**SUPPLIED DATA**
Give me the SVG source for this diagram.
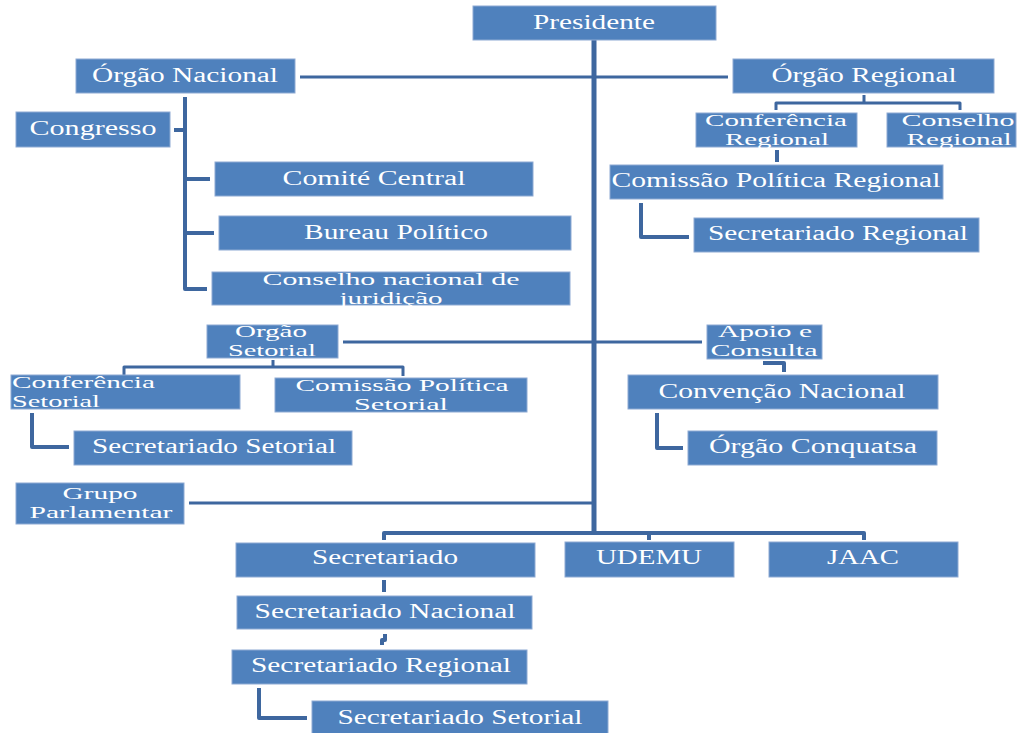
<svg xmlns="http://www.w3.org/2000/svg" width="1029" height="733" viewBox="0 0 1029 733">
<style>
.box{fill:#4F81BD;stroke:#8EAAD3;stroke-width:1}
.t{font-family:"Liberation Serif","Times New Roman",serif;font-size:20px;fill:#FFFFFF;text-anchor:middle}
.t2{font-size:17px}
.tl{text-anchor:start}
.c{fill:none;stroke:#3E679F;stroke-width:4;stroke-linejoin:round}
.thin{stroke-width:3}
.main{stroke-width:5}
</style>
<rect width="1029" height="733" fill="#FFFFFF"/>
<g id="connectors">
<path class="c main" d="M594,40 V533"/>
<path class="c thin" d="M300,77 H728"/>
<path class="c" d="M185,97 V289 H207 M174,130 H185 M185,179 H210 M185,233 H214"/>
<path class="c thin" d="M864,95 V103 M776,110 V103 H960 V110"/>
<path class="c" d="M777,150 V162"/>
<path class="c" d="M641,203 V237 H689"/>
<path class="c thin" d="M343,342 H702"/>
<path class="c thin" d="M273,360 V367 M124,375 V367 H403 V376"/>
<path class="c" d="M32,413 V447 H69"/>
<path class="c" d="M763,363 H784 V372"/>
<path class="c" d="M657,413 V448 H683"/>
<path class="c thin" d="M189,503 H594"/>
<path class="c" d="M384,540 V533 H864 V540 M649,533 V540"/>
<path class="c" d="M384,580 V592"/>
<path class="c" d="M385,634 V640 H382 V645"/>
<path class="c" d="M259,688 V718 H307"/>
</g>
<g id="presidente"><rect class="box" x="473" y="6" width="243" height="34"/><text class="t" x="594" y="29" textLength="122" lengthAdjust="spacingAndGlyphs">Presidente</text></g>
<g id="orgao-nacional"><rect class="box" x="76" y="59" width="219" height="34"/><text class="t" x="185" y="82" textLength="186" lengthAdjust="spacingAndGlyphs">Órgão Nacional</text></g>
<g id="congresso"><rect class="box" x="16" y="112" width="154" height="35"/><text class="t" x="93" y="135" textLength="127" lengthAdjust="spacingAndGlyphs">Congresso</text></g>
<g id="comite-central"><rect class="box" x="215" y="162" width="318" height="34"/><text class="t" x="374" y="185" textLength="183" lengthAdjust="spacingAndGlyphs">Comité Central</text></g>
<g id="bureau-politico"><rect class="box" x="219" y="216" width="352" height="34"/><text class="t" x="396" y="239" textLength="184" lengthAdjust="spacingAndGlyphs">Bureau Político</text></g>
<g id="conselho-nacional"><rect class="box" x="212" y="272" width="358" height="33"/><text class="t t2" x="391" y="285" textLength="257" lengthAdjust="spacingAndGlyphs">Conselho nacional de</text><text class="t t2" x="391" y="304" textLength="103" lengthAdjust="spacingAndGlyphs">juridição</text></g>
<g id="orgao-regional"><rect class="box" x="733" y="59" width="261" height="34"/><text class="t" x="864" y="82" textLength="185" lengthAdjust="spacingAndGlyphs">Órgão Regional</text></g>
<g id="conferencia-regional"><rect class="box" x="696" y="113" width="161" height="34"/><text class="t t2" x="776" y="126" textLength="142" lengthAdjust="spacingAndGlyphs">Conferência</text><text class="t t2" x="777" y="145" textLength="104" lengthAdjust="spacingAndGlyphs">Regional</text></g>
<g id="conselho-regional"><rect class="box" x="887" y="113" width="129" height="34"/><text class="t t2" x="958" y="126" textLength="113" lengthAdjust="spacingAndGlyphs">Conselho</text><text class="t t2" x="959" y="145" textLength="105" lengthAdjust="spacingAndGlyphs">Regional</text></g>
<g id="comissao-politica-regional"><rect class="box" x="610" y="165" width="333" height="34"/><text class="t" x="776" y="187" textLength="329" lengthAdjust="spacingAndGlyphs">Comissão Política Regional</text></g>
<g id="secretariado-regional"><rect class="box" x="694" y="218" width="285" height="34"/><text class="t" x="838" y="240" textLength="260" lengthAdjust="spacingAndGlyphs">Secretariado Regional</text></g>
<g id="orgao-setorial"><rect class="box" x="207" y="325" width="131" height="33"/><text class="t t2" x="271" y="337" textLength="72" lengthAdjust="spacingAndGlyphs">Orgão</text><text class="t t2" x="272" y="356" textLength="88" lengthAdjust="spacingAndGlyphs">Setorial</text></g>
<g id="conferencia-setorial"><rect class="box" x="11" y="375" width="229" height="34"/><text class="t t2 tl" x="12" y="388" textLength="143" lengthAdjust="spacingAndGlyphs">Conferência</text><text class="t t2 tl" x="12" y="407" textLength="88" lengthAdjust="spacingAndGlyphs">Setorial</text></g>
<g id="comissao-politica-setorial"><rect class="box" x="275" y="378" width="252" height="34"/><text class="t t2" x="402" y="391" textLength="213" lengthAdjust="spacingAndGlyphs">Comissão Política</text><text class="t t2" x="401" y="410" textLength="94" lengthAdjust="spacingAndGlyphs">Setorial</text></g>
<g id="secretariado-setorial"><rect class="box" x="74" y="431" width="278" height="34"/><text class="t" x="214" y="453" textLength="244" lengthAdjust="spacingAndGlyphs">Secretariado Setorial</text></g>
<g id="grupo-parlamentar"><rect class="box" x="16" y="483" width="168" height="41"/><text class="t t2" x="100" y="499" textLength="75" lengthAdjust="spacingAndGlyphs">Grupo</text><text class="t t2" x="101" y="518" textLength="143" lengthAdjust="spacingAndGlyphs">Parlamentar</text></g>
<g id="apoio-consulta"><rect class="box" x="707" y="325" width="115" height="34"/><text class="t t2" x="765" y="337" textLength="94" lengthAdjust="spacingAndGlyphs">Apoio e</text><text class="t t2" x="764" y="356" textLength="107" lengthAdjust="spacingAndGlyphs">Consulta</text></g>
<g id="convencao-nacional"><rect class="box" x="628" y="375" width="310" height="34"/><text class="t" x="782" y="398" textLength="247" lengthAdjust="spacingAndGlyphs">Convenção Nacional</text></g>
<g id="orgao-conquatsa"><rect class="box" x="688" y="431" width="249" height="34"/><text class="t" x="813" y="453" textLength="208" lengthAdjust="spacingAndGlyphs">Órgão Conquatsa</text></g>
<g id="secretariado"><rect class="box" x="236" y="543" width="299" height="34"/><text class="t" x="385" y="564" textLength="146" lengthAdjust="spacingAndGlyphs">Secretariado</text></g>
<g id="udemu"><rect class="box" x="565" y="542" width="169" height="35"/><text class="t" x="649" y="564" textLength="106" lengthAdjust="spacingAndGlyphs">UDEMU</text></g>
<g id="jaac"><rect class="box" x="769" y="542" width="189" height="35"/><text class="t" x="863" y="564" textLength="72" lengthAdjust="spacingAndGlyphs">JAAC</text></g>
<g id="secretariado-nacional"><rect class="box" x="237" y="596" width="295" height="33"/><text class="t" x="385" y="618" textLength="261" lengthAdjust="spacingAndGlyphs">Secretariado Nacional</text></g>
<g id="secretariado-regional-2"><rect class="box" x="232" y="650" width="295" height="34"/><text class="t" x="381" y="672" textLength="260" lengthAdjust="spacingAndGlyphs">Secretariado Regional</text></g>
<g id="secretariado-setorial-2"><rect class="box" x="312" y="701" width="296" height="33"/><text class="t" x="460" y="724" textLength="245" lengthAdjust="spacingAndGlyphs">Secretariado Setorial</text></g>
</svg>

**SHORT TASK**
Copy each line above precisely, dropping the pictures.

**TASK ANSWER**
Give me the SVG source for this diagram.
<svg xmlns="http://www.w3.org/2000/svg" width="1029" height="733" viewBox="0 0 1029 733">
<style>
.box{fill:#4F81BD;stroke:#8EAAD3;stroke-width:1}
.t{font-family:"Liberation Serif","Times New Roman",serif;font-size:20px;fill:#FFFFFF;text-anchor:middle}
.t2{font-size:17px}
.tl{text-anchor:start}
.c{fill:none;stroke:#3E679F;stroke-width:4;stroke-linejoin:round}
.thin{stroke-width:3}
.main{stroke-width:5}
</style>
<rect width="1029" height="733" fill="#FFFFFF"/>
<g id="connectors">
<path class="c main" d="M594,40 V533"/>
<path class="c thin" d="M300,77 H728"/>
<path class="c" d="M185,97 V289 H207 M174,130 H185 M185,179 H210 M185,233 H214"/>
<path class="c thin" d="M864,95 V103 M776,110 V103 H960 V110"/>
<path class="c" d="M777,150 V162"/>
<path class="c" d="M641,203 V237 H689"/>
<path class="c thin" d="M343,342 H702"/>
<path class="c thin" d="M273,360 V367 M124,375 V367 H403 V376"/>
<path class="c" d="M32,413 V447 H69"/>
<path class="c" d="M763,363 H784 V372"/>
<path class="c" d="M657,413 V448 H683"/>
<path class="c thin" d="M189,503 H594"/>
<path class="c" d="M384,540 V533 H864 V540 M649,533 V540"/>
<path class="c" d="M384,580 V592"/>
<path class="c" d="M385,634 V640 H382 V645"/>
<path class="c" d="M259,688 V718 H307"/>
</g>
<g id="presidente"><rect class="box" x="473" y="6" width="243" height="34"/><text class="t" x="594" y="29" textLength="122" lengthAdjust="spacingAndGlyphs">Presidente</text></g>
<g id="orgao-nacional"><rect class="box" x="76" y="59" width="219" height="34"/><text class="t" x="185" y="82" textLength="186" lengthAdjust="spacingAndGlyphs">Órgão Nacional</text></g>
<g id="congresso"><rect class="box" x="16" y="112" width="154" height="35"/><text class="t" x="93" y="135" textLength="127" lengthAdjust="spacingAndGlyphs">Congresso</text></g>
<g id="comite-central"><rect class="box" x="215" y="162" width="318" height="34"/><text class="t" x="374" y="185" textLength="183" lengthAdjust="spacingAndGlyphs">Comité Central</text></g>
<g id="bureau-politico"><rect class="box" x="219" y="216" width="352" height="34"/><text class="t" x="396" y="239" textLength="184" lengthAdjust="spacingAndGlyphs">Bureau Político</text></g>
<g id="conselho-nacional"><rect class="box" x="212" y="272" width="358" height="33"/><text class="t t2" x="391" y="285" textLength="257" lengthAdjust="spacingAndGlyphs">Conselho nacional de</text><text class="t t2" x="391" y="304" textLength="103" lengthAdjust="spacingAndGlyphs">juridição</text></g>
<g id="orgao-regional"><rect class="box" x="733" y="59" width="261" height="34"/><text class="t" x="864" y="82" textLength="185" lengthAdjust="spacingAndGlyphs">Órgão Regional</text></g>
<g id="conferencia-regional"><rect class="box" x="696" y="113" width="161" height="34"/><text class="t t2" x="776" y="126" textLength="142" lengthAdjust="spacingAndGlyphs">Conferência</text><text class="t t2" x="777" y="145" textLength="104" lengthAdjust="spacingAndGlyphs">Regional</text></g>
<g id="conselho-regional"><rect class="box" x="887" y="113" width="129" height="34"/><text class="t t2" x="958" y="126" textLength="113" lengthAdjust="spacingAndGlyphs">Conselho</text><text class="t t2" x="959" y="145" textLength="105" lengthAdjust="spacingAndGlyphs">Regional</text></g>
<g id="comissao-politica-regional"><rect class="box" x="610" y="165" width="333" height="34"/><text class="t" x="776" y="187" textLength="329" lengthAdjust="spacingAndGlyphs">Comissão Política Regional</text></g>
<g id="secretariado-regional"><rect class="box" x="694" y="218" width="285" height="34"/><text class="t" x="838" y="240" textLength="260" lengthAdjust="spacingAndGlyphs">Secretariado Regional</text></g>
<g id="orgao-setorial"><rect class="box" x="207" y="325" width="131" height="33"/><text class="t t2" x="271" y="337" textLength="72" lengthAdjust="spacingAndGlyphs">Orgão</text><text class="t t2" x="272" y="356" textLength="88" lengthAdjust="spacingAndGlyphs">Setorial</text></g>
<g id="conferencia-setorial"><rect class="box" x="11" y="375" width="229" height="34"/><text class="t t2 tl" x="12" y="388" textLength="143" lengthAdjust="spacingAndGlyphs">Conferência</text><text class="t t2 tl" x="12" y="407" textLength="88" lengthAdjust="spacingAndGlyphs">Setorial</text></g>
<g id="comissao-politica-setorial"><rect class="box" x="275" y="378" width="252" height="34"/><text class="t t2" x="402" y="391" textLength="213" lengthAdjust="spacingAndGlyphs">Comissão Política</text><text class="t t2" x="401" y="410" textLength="94" lengthAdjust="spacingAndGlyphs">Setorial</text></g>
<g id="secretariado-setorial"><rect class="box" x="74" y="431" width="278" height="34"/><text class="t" x="214" y="453" textLength="244" lengthAdjust="spacingAndGlyphs">Secretariado Setorial</text></g>
<g id="grupo-parlamentar"><rect class="box" x="16" y="483" width="168" height="41"/><text class="t t2" x="100" y="499" textLength="75" lengthAdjust="spacingAndGlyphs">Grupo</text><text class="t t2" x="101" y="518" textLength="143" lengthAdjust="spacingAndGlyphs">Parlamentar</text></g>
<g id="apoio-consulta"><rect class="box" x="707" y="325" width="115" height="34"/><text class="t t2" x="765" y="337" textLength="94" lengthAdjust="spacingAndGlyphs">Apoio e</text><text class="t t2" x="764" y="356" textLength="107" lengthAdjust="spacingAndGlyphs">Consulta</text></g>
<g id="convencao-nacional"><rect class="box" x="628" y="375" width="310" height="34"/><text class="t" x="782" y="398" textLength="247" lengthAdjust="spacingAndGlyphs">Convenção Nacional</text></g>
<g id="orgao-conquatsa"><rect class="box" x="688" y="431" width="249" height="34"/><text class="t" x="813" y="453" textLength="208" lengthAdjust="spacingAndGlyphs">Órgão Conquatsa</text></g>
<g id="secretariado"><rect class="box" x="236" y="543" width="299" height="34"/><text class="t" x="385" y="564" textLength="146" lengthAdjust="spacingAndGlyphs">Secretariado</text></g>
<g id="udemu"><rect class="box" x="565" y="542" width="169" height="35"/><text class="t" x="649" y="564" textLength="106" lengthAdjust="spacingAndGlyphs">UDEMU</text></g>
<g id="jaac"><rect class="box" x="769" y="542" width="189" height="35"/><text class="t" x="863" y="564" textLength="72" lengthAdjust="spacingAndGlyphs">JAAC</text></g>
<g id="secretariado-nacional"><rect class="box" x="237" y="596" width="295" height="33"/><text class="t" x="385" y="618" textLength="261" lengthAdjust="spacingAndGlyphs">Secretariado Nacional</text></g>
<g id="secretariado-regional-2"><rect class="box" x="232" y="650" width="295" height="34"/><text class="t" x="381" y="672" textLength="260" lengthAdjust="spacingAndGlyphs">Secretariado Regional</text></g>
<g id="secretariado-setorial-2"><rect class="box" x="312" y="701" width="296" height="33"/><text class="t" x="460" y="724" textLength="245" lengthAdjust="spacingAndGlyphs">Secretariado Setorial</text></g>
</svg>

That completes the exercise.